====== Collected data
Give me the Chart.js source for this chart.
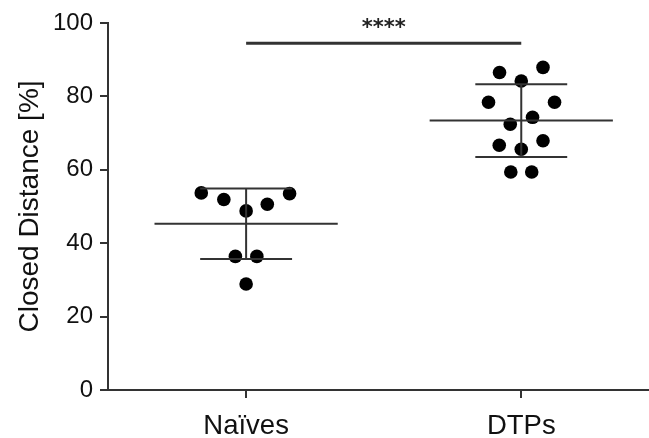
<!DOCTYPE html>
<html>
<head>
<meta charset="utf-8">
<script src="https://cdn.jsdelivr.net/npm/chart.js@4"></script>
<style>
  html, body { margin: 0; padding: 0; background: #fff; overflow: hidden; }
  #wrap { width: 656px; height: 438px; }
</style>
</head>
<body>
<div id="wrap"><canvas id="dotPlot"></canvas></div>
<script>
// categories + per-animal values
const categories = ["Naïves", "DTPs"];
const naiveValues = [53.7, 51.9, 53.5, 48.8, 50.6, 36.4, 36.4, 28.9];
const naiveJitter = [-0.163, -0.081, 0.158, 0, 0.077, -0.039, 0.039, 0];
const dtpValues = [86.5, 87.9, 84.2, 78.4, 78.4, 74.3, 72.4, 66.7, 67.9, 65.6, 59.4, 59.4];
const dtpJitter = [-0.079, 0.079, 0, -0.119, 0.121, 0.041, -0.04, -0.08, 0.079, 0, -0.038, 0.038];
// mean and SD per group
const means = [45.3, 73.4];
const sds = [9.6, 9.9];
// significance bracket
const sigLevel = 94.5;
const sigLabel = "****";
const yTicks = [0, 20, 40, 60, 80, 100];

const lineColor = "#333333";
const meanHalf = 0.333; // half width of mean line (category units)
const capHalf = 0.167;  // half width of SD caps

const groups = [
    { values: naiveValues, jitter: naiveJitter },
    { values: dtpValues, jitter: dtpJitter }
];

const pointData = [];
groups.forEach((g, i) => {
    g.values.forEach((v, k) => pointData.push({ x: i + g.jitter[k], y: v }));
});

// mean lines + sd bars as line segments (NaN breaks the line)
const statData = [];
means.forEach((m, i) => {
    statData.push({ x: i - meanHalf, y: m }, { x: i + meanHalf, y: m }, { x: NaN, y: NaN });
    statData.push({ x: i - capHalf, y: m + sds[i] }, { x: i + capHalf, y: m + sds[i] }, { x: NaN, y: NaN });
    statData.push({ x: i - capHalf, y: m - sds[i] }, { x: i + capHalf, y: m - sds[i] }, { x: NaN, y: NaN });
    statData.push({ x: i, y: m + sds[i] }, { x: i, y: m - sds[i] }, { x: NaN, y: NaN });
});

const sigStars = {
    id: "sigStars",
    afterDatasetsDraw(chart) {
        const ctx = chart.ctx;
        const xs = chart.scales.x, ys = chart.scales.y;
        ctx.save();
        ctx.fillStyle = "#222";
        ctx.font = "bold 21px 'DejaVu Sans'";
        ctx.textAlign = "center";
        ctx.textBaseline = "alphabetic";
        ctx.fillText(sigLabel, xs.getPixelForValue(0.5), ys.getPixelForValue(sigLevel) - 9);
        ctx.restore();
    }
};

const axisGrid = { display: true, drawOnChartArea: false, drawTicks: true, tickLength: 8, color: lineColor, lineWidth: 2 };

new Chart(document.getElementById("dotPlot"), {
    type: "scatter",
    data: {
        datasets: [
            {
                label: "stats",
                data: statData,
                showLine: true,
                spanGaps: false,
                borderColor: lineColor,
                borderWidth: 2,
                pointRadius: 0,
                clip: false
            },
            {
                label: "sig",
                data: [{ x: 0, y: sigLevel }, { x: 1, y: sigLevel }],
                showLine: true,
                borderColor: lineColor,
                borderWidth: 3,
                pointRadius: 0,
                clip: false
            },
            {
                label: "animals",
                data: pointData,
                pointRadius: 6.8,
                pointBackgroundColor: "#000",
                pointBorderWidth: 0,
                clip: false
            }
        ]
    },
    plugins: [sigStars],
    options: {
        responsive: true,
        maintainAspectRatio: false,
        animation: false,
        layout: { padding: { top: 23, right: 0, left: 0, bottom: 0 } },
        plugins: { legend: { display: false }, tooltip: { enabled: false } },
        scales: {
            x: {
                type: "linear",
                min: -0.502,
                max: 1.465,
                afterBuildTicks: (s) => { s.ticks = categories.map((c, i) => ({ value: i })); },
                afterFit: (s) => { s.height = 48; },
                ticks: {
                    callback: (v) => categories[v],
                    color: "#111",
                    font: { family: "'Liberation Sans'", size: 27.5 },
                    padding: 12,
                    maxRotation: 0,
                    autoSkip: false
                },
                grid: axisGrid,
                border: { display: true, color: lineColor, width: 2 }
            },
            y: {
                min: 0,
                max: 100,
                afterBuildTicks: (s) => { s.ticks = yTicks.map(v => ({ value: v })); },
                afterFit: (s) => { s.width = 108; },
                ticks: {
                    color: "#111",
                    font: { family: "'Liberation Sans'", size: 24 },
                    padding: 7
                },
                title: {
                    display: true,
                    text: "Closed Distance [%]",
                    color: "#111",
                    font: { family: "'Liberation Sans'", size: 28 },
                    padding: { top: 13, bottom: 0 }
                },
                grid: axisGrid,
                border: { display: true, color: lineColor, width: 2 }
            }
        }
    }
});
</script>
</body>
</html>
============
Repeat the listing above up to and including the line with "const yTicks = [0, 20, 40, 60, 80, 100];", starting from its first line. Drop any pictures.

▸ Solved problem:
Give me the Chart.js source for this chart.
<!DOCTYPE html>
<html>
<head>
<meta charset="utf-8">
<script src="https://cdn.jsdelivr.net/npm/chart.js@4"></script>
<style>
  html, body { margin: 0; padding: 0; background: #fff; overflow: hidden; }
  #wrap { width: 656px; height: 438px; }
</style>
</head>
<body>
<div id="wrap"><canvas id="dotPlot"></canvas></div>
<script>
// categories + per-animal values
const categories = ["Naïves", "DTPs"];
const naiveValues = [53.7, 51.9, 53.5, 48.8, 50.6, 36.4, 36.4, 28.9];
const naiveJitter = [-0.163, -0.081, 0.158, 0, 0.077, -0.039, 0.039, 0];
const dtpValues = [86.5, 87.9, 84.2, 78.4, 78.4, 74.3, 72.4, 66.7, 67.9, 65.6, 59.4, 59.4];
const dtpJitter = [-0.079, 0.079, 0, -0.119, 0.121, 0.041, -0.04, -0.08, 0.079, 0, -0.038, 0.038];
// mean and SD per group
const means = [45.3, 73.4];
const sds = [9.6, 9.9];
// significance bracket
const sigLevel = 94.5;
const sigLabel = "****";
const yTicks = [0, 20, 40, 60, 80, 100];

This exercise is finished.